Des réunions régulières au sein de chaque département sont désormais également nécessaires, telles que des plénières, des conseils et des congrès.
Plus précisément, la constitution demande que des sessions ordinaires soient organisées régulièrement pour les membres résidents des départements, et que des sessions plénières incluant tous les membres aient lieu tous les deux ans, par vidéoconférence et par appel téléphonique si nécessaire. Des consulteurs de département peuvent également être appelés au besoin.
A l’issue de ces réunions ordinaires et plénières, un document général résumant la discussion sera rédigé et envoyé au pape et aux autres départements concernés par la question discutée pour observations et recommandations. Toute décision ou résolution majeure doit être approuvée directement par le pape.
La constitution exige que les responsables du département soient, dans la mesure du possible, de différentes parties du monde afin que la curie “reflète l’universalité de l’Église.”

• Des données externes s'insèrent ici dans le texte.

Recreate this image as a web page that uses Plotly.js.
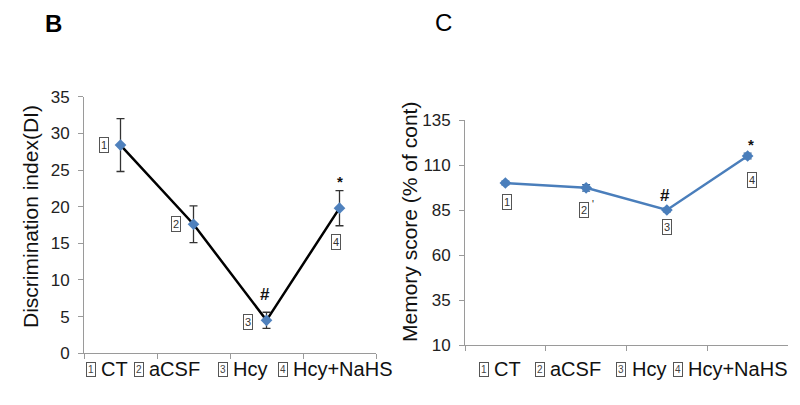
<!DOCTYPE html>
<html><head><meta charset="utf-8">
<script src="https://cdn.plot.ly/plotly-3.0.1.min.js"></script>
<style>html,body{margin:0;padding:0;background:#fff;}#chart{width:800px;height:405px;}</style>
</head><body><div id="chart"></div>
<script>
// ---- data ----
const categories = ["CT", "aCSF", "Hcy", "Hcy+NaHS"];
const groupNumbers = ["1", "2", "3", "4"];
// Panel B: Discrimination index (DI)
const diMean = [28.4, 17.6, 4.5, 19.8];
const diErr  = [3.6, 2.5, 1.1, 2.4];
// Panel C: Memory score (% of cont)
const memMean = [100, 97.3, 85, 115];
const memErr  = [1.0, 1.8, 1.0, 1.6];
// significance marks [group index, symbol]
const diMarks  = [[2, "#"], [3, "*"]];
const memMarks = [[2, "#"], [3, "*"]];

const FONT = "Liberation Sans, Arial, sans-serif";
const px = v => v / 800;
const py = v => (405 - v) / 405;

const traces = [
  {
    x: categories, y: diMean, type: "scatter", mode: "lines+markers",
    xaxis: "x", yaxis: "y",
    line: {color: "#000", width: 2.5},
    marker: {symbol: "diamond", size: 9, color: "#4F81BD"},
    error_y: {type: "data", array: diErr, visible: true, color: "#333", thickness: 1.3, width: 4},
    cliponaxis: false, hoverinfo: "skip"
  },
  {
    x: categories, y: memMean, type: "scatter", mode: "lines+markers",
    xaxis: "x2", yaxis: "y2",
    line: {color: "#4A7EBB", width: 2.5},
    marker: {symbol: "diamond", size: 9, color: "#4A7EBB"},
    error_y: {type: "data", array: memErr, visible: true, color: "#3A6699", thickness: 1.3, width: 4},
    cliponaxis: false, hoverinfo: "skip"
  }
];

const baseX = {
  type: "category", categoryorder: "array", categoryarray: categories,
  range: [-0.5, 3.5], showgrid: false, zeroline: false, showline: true,
  linecolor: "#9a9a9a", linewidth: 1, ticks: "outside", tickson: "boundaries",
  ticklen: 5, tickcolor: "#9a9a9a", showticklabels: false, fixedrange: true
};
const baseY = {
  showgrid: false, zeroline: false, showline: true, linecolor: "#9a9a9a", linewidth: 1,
  ticks: "outside", ticklen: 5, tickcolor: "#9a9a9a",
  tickfont: {family: FONT, size: 17, color: "#222"}, ticklabelstandoff: 5, fixedrange: true
};

const annotations = [];
function boxLabel(xref, yref, x, y, txt, xs, ys) {
  annotations.push({xref, yref, x, y, text: txt, showarrow: false, xshift: xs, yshift: ys,
    xanchor: "center", yanchor: "middle",
    font: {family: FONT, size: 11, color: "#333"}, bordercolor: "#555", borderwidth: 1,
    borderpad: 1});
}
function mark(xref, yref, x, y, txt, xs, ys, size) {
  annotations.push({xref, yref, x, y, text: txt, showarrow: false, xshift: xs, yshift: ys,
    xanchor: "center", yanchor: "middle",
    font: {family: FONT, size: size, color: "#111"}});
}
// Panel B point labels
const diShift = [[-17, 0], [-18, 0], [-19, -2], [-4, -34]];
categories.forEach((c, i) => boxLabel("x", "y", c, diMean[i], groupNumbers[i], diShift[i][0], diShift[i][1]));
mark("x", "y", categories[diMarks[0][0]], diMean[diMarks[0][0]], "<b>" + diMarks[0][1] + "</b>", -2, 26, 17);
mark("x", "y", categories[diMarks[1][0]], diMean[diMarks[1][0]], "<b>" + diMarks[1][1] + "</b>", 0, 27, 15);
// Panel C point labels
const memShift = [[2, -19], [-2, -22], [0, -17], [4, -24]];
categories.forEach((c, i) => boxLabel("x2", "y2", c, memMean[i], groupNumbers[i], memShift[i][0], memShift[i][1]));
mark("x2", "y2", categories[1], memMean[1], "'", 7, -17, 10);
mark("x2", "y2", categories[memMarks[0][0]], memMean[memMarks[0][0]], "<b>" + memMarks[0][1] + "</b>", -2, 15, 17);
mark("x2", "y2", categories[memMarks[1][0]], memMean[memMarks[1][0]], "<b>" + memMarks[1][1] + "</b>", 3, 12, 15);

// pseudo-legends below axes
function legendRow(boxX, textX, yPix) {
  categories.forEach((c, i) => {
    annotations.push({xref: "paper", yref: "paper", x: px(boxX[i]), y: py(yPix), text: groupNumbers[i],
      showarrow: false, xanchor: "center", yanchor: "middle",
      font: {family: FONT, size: 10, color: "#444"}, bordercolor: "#555",
      borderwidth: 1, borderpad: 1});
    annotations.push({xref: "paper", yref: "paper", x: px(textX[i]), y: py(yPix), text: c,
      showarrow: false, xanchor: "left", yanchor: "middle", font: {family: FONT, size: 20, color: "#111"}});
  });
}
legendRow([91, 139, 223, 283], [99, 147, 231, 291], 369);
legendRow([484, 540, 621, 678], [492, 548, 630, 686], 369);

// axis titles
annotations.push({xref: "paper", yref: "paper", x: px(30), y: py(217), text: "Discrimination index(DI)",
  textangle: -90, showarrow: false, xanchor: "center", yanchor: "middle",
  font: {family: FONT, size: 21, color: "#111"}});
annotations.push({xref: "paper", yref: "paper", x: px(409), y: py(222), text: "Memory score (% of cont)",
  textangle: -90, showarrow: false, xanchor: "center", yanchor: "middle",
  font: {family: FONT, size: 21, color: "#111"}});
// panel letters
annotations.push({xref: "paper", yref: "paper", x: px(53), y: py(23), text: "<b>B</b>",
  showarrow: false, xanchor: "center", yanchor: "middle", font: {family: FONT, size: 24, color: "#000"}});
annotations.push({xref: "paper", yref: "paper", x: px(443), y: py(22), text: "C",
  showarrow: false, xanchor: "center", yanchor: "middle", font: {family: FONT, size: 24, color: "#000"}});

const layout = {
  width: 800, height: 405, margin: {l: 0, r: 0, t: 0, b: 0},
  paper_bgcolor: "#fff", plot_bgcolor: "#fff", showlegend: false,
  xaxis: Object.assign({}, baseX, {domain: [px(84), px(376)], anchor: "y"}),
  yaxis: Object.assign({}, baseY, {domain: [py(353.3), py(96.7)], range: [0, 35], dtick: 5, tick0: 0, anchor: "x"}),
  xaxis2: Object.assign({}, baseX, {domain: [px(465), px(788)], anchor: "y2"}),
  yaxis2: Object.assign({}, baseY, {domain: [py(345), py(120)], range: [10, 135], dtick: 25, tick0: 10, anchor: "x2"}),
  annotations
};
Plotly.newPlot("chart", traces, layout, {staticPlot: true, displayModeBar: false});
</script></body></html>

En termes de roulement des employés, le pape François a fixé une limite de mandat de cinq ans pour les préfets de département, les secrétaires, les sous-secrétaires et les autres principaux fonctionnaires. Les fonctionnaires de niveau inférieur ont également un mandat de cinq ans, après quoi ils sont tenus de retourner dans leur diocèse ou leur institut religieux.
Ces mandats peuvent être prolongés si le pape le juge nécessaire. On ne sait pas encore dans quelle mesure ces mandats seront appliqués, mais la décision spécifique de renvoyer des fonctionnaires cléricaux dans leurs diocèses est probablement une mesure visant à empêcher les prêtres de devenir de simples “fonctionnaires” et “carriéristes” à la curie.
Les prêtres et les évêques qui ont travaillé dans les départements du Vatican n’ont parfois aucune envie de retourner au travail diocésain une fois leur mandat terminé, en particulier ceux des pays dits missionnaires, malgré la pénurie croissante de prêtres et un besoin de secours pastoral.